Shortly before the Shah was deposed, Jones returned to Seattle, but not before making an extended trip across Asia in search of ‘anything she liked.’ She had an unruly drive to seek out & conquer superlative buys wherever she travelled. The result of these early travels was the opening of the first Yazdi in 1976 in the newly remodeled Pike Place Market. The shop was a pioneer in ethnically influenced clothing and has been described as one of the hidden jewels in the Market, reflecting her highly personalized taste & individualism, full of hand picked items from her travels. Yazdi, in Arabic meaning ‘person or thing from Yazd’, seemed almost a mirage to those who thirsted after real finds in unusual attire, offering unique Asian, South American, Indian, Thai, and Nepalese clothes and accessories that are nowadays difficult to find. She filled the shop with beautiful cloths and hand-wovens, painted and beaded antique fabrics, block prints and tribal jewelry–anything she found that she loved.

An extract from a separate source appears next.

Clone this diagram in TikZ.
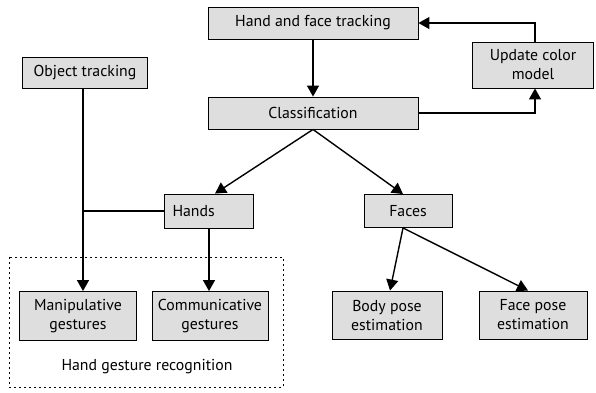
\documentclass[tikz,border=0pt]{standalone}
\usepackage{fontspec}
\setmainfont{PT Sans}
\usetikzlibrary{arrows.meta}
\begin{document}
\begin{tikzpicture}[x=1pt, y=-1pt, >={Triangle[length=11pt,width=12pt]},
  every node/.style={font=\fontsize{15.8}{19}\selectfont},
  box/.style={draw, fill=black!13, line width=0.9pt, inner sep=0pt, align=center},
  link/.style={line width=1.4pt}]
\useasboundingbox (0,0) rectangle (596,392);
\node[box, minimum width=210pt, minimum height=32pt] (track) at (313,23) {Hand and face tracking};
\node[box, minimum width=121pt, minimum height=46pt] (update) at (533,65) {Update color\\model};
\node[box, minimum width=210pt, minimum height=32pt] (classif) at (313,113) {Classification};
\node[box, minimum width=125pt, minimum height=31pt] (object) at (85,73) {Object tracking};
\node[box, text width=73pt, inner xsep=8pt, align=left, minimum height=34pt] (hands) at (209,211) {Hands};
\node[box, minimum width=88pt, minimum height=33pt] (faces) at (408,211) {Faces};
\node[box, minimum width=117pt, minimum height=49pt] (manip) at (78,316) {Manipulative\\gestures};
\node[box, minimum width=116pt, minimum height=49pt] (commu) at (210,316) {Communicative\\gestures};
\node[box, minimum width=110pt, minimum height=48pt] (body) at (387,315) {Body pose\\estimation};
\node[box, minimum width=108pt, minimum height=48pt] (facepose) at (533,315) {Face pose\\estimation};
\node (group) at (147,367) {Hand gesture recognition};
\coordinate (join) at (83,211);
% links
\draw[link,->] (track) -- (classif);
\draw[link,->] (classif.east) -| ([xshift=2pt]update.south);
\draw[link,->] ([xshift=2pt]update.north) |- (track.east);
\draw[link,->] (classif.south) -- ([xshift=6pt]hands.north);
\draw[link,->] (classif.south) -- ([xshift=-5pt]faces.north);
\draw[link,->] ([xshift=-2pt]object.south) -- ([xshift=5pt]manip.north);
\draw[link] (hands.west) -- (join);
\draw[link,->] (hands.south) -- (hands.south |- commu.north);
\draw[link,->] ([xshift=-5pt]faces.south) -- ([xshift=3pt]body.north);
\draw[link,->] ([xshift=-5pt]faces.south) -- ([xshift=-5pt]facepose.north);
\draw[line width=0.8pt, dash pattern=on 2pt off 3pt] (9,257) rectangle (283,387);
\end{tikzpicture}
\end{document}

She continued to travel often, loving the experience of new places and what she might find. As the years went on she found it more difficult to import from certain countries in the Middle East and began to focus her trips on Bali. There she found a wealth of traditional textile art to inspire her own designs, and the facility to manufacture in a more focused way. The shop was changing to more clothing and accessories after its first years. Her daughter began to assist and travel with her and together they began to manufacture the Yazdi label clothing that has been so successful to this day. Produced by a number of separate, family owned factories, Yazdi is blessed to have strong ties with our friends in Bali and to be mutually supportive. Louise was known to extend a hand to her Balinese friends in need of loans or other help, and had many devoted acquaintances all over the world.
In 1986, Louise and her daughter opened a lovely new store at the Wallingford Center in north Seattle. A large and light filled space set in the old Interlake Public School, it was an opportunity to expand the business into a more diversified, contemporary woman’s clothing boutique. Many new lines were added to the eclectic mix and Yazdi became more of what it is today. In 1992, Louise died suddenly and left a void in the business that can never be filled. Her daughter Julia stepped up to manage the business and ensure its continued success. Since then, Yazdi has flourished and expanded at the Wallingford Center, opening a plus size shop, Yazdi II, in 1997. The 2 shops are now adjacent, and more than ever, a great place to find beautiful and different things from all over the world, including our wonderful US of A.